Prep 15 mins
Cook 30 mins
Makes a pretty presentation and works well as a side dish to any holiday meal.
- 1 head cauliflower
- 1⁄2 lb white pearl onions, blanched and skinned or 1⁄2 lb frozen white pearl onion, thawed and drained
- 1⁄4 cup mayonnaise
- 2 tablespoons prepared yellow mustard or 2 tablespoons Dijon mustard
- 1⁄2-1 cup shredded cheddar cheese or 1⁄2-1 cup gruyere cheese or 1⁄2-1 cup edam cheese, your choice
- 1 (2 1/2 ounce) canof frenchs French-fried onions
- Clean and trim base of cauliflower so that stays stable on a serving dish, leaving the head whole.
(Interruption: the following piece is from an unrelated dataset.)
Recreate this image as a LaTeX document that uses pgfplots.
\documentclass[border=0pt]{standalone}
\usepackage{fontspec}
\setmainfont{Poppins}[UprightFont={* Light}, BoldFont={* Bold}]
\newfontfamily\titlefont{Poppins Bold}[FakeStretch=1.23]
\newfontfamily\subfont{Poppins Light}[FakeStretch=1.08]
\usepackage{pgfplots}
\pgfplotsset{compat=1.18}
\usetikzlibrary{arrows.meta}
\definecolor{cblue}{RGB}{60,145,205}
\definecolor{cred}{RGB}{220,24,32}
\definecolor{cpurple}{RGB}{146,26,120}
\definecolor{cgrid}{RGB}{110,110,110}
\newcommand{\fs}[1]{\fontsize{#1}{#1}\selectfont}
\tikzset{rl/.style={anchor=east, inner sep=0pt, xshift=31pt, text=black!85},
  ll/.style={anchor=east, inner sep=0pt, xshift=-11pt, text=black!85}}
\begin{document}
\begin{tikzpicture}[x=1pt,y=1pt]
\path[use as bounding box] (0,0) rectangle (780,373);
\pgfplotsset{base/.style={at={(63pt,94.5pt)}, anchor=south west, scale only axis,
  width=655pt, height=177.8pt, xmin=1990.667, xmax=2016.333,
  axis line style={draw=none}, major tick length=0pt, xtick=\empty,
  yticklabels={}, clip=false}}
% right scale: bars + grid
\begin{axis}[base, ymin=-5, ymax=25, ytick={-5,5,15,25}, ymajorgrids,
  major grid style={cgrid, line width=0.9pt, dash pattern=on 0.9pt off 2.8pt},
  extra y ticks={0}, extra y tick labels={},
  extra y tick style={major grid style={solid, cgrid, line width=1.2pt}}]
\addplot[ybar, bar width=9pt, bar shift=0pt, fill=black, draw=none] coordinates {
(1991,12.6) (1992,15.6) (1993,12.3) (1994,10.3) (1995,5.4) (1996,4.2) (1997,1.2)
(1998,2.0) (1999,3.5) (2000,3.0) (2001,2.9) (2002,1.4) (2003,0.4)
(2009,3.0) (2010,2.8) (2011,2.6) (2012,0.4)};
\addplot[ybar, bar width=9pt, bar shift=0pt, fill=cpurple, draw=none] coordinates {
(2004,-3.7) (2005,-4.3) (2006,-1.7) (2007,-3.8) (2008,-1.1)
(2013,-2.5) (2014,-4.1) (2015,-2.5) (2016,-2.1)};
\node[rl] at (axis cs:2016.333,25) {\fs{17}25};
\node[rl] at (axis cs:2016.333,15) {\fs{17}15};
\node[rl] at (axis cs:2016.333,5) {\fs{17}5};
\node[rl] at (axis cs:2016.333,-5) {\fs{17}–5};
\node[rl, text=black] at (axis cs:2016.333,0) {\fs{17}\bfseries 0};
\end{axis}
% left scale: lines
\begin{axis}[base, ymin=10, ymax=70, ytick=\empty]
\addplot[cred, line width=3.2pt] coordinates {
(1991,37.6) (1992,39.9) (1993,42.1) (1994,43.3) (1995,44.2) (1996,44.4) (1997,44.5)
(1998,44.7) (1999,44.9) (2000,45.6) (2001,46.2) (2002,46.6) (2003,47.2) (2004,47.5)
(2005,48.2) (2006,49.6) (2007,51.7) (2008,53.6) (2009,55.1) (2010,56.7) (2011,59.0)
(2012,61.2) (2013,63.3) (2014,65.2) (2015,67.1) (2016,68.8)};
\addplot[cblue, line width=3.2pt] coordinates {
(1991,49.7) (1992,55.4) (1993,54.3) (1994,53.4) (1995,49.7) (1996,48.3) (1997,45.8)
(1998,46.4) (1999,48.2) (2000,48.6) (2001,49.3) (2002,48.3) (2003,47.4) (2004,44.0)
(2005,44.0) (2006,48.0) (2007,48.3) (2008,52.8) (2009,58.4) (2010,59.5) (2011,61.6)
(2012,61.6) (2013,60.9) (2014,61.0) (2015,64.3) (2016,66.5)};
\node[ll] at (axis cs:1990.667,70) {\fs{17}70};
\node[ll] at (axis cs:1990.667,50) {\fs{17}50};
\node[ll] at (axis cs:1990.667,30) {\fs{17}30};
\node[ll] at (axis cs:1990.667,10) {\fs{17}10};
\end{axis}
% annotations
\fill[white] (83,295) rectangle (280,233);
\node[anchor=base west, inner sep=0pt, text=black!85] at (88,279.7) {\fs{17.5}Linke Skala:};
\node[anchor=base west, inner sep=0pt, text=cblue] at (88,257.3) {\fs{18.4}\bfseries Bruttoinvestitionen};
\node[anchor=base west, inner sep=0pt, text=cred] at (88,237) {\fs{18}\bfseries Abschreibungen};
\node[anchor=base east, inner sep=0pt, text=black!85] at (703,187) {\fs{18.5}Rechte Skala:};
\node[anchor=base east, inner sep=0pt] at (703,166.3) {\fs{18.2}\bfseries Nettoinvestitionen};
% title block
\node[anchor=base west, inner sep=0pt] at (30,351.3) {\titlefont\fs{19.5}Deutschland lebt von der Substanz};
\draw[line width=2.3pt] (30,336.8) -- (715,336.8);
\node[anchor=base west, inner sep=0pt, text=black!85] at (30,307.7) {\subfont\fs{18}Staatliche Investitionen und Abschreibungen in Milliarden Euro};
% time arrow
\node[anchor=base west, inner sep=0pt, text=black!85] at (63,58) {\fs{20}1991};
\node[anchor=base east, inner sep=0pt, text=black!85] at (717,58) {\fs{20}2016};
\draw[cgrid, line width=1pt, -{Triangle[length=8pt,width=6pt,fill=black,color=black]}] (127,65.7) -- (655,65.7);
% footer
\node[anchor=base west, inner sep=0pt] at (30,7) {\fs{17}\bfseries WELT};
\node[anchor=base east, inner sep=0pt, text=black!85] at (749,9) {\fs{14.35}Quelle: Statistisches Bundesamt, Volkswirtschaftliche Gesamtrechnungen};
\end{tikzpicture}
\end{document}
- In a large pot, steam the head of cauliflower until it is crisp tender and slightly pliable 7-10 minutes.
- Remove cauliflower and let cool enough to handle.
- Preheat oven to 350°F.
- Stuff the pearl onions between the cauliflower floweret's.
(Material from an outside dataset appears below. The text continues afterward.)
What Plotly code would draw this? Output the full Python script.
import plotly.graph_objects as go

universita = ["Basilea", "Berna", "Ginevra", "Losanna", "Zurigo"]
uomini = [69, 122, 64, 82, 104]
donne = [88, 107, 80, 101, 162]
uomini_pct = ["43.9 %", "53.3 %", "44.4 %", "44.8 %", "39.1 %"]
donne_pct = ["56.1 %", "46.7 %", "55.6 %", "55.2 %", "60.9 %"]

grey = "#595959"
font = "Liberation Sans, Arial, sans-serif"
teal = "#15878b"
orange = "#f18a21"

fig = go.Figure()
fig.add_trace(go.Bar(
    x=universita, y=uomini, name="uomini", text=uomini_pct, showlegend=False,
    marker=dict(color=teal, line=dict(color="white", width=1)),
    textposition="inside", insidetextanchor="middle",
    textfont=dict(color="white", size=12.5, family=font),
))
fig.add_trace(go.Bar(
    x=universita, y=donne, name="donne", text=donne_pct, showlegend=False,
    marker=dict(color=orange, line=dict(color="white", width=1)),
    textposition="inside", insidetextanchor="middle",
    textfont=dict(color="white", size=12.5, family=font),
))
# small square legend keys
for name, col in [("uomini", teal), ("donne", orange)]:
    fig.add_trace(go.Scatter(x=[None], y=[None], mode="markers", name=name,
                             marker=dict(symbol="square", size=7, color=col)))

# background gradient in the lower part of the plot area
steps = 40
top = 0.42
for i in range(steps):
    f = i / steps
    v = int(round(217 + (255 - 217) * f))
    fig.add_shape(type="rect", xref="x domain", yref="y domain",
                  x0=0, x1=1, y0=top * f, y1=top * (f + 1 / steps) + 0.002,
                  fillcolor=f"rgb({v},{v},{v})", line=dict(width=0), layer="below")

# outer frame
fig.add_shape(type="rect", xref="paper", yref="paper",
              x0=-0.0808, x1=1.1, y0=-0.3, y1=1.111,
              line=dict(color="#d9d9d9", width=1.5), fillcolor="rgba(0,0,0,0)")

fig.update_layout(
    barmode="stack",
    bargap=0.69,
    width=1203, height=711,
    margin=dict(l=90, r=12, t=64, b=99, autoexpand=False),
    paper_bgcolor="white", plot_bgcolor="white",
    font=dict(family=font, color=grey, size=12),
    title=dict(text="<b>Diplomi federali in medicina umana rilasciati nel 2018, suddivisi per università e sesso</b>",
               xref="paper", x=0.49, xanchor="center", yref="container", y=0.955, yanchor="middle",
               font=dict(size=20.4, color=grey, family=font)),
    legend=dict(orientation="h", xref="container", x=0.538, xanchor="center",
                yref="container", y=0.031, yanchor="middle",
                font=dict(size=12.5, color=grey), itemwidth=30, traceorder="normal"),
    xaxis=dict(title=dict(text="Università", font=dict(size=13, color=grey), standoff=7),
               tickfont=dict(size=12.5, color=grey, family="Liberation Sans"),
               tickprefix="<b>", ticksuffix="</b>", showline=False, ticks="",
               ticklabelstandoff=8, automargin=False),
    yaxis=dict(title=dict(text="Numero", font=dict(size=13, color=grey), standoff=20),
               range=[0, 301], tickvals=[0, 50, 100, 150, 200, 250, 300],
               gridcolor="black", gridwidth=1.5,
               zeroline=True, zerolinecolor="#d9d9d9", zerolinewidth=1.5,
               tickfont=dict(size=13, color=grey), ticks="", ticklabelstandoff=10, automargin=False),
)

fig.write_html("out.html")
- Place the stuffed cauliflower head on an oven proof platter, or in baking dish that you will also use to serve the cauliflower.
- Mix mayonnaise,mustard and shredded cheese together, then spread over entire head of cauliflower.
- Sprinkle with the canned fried onions.
- Bake at 350F for 10-15 minutes, or until the cheese is bubbly and the cauliflower is heated through.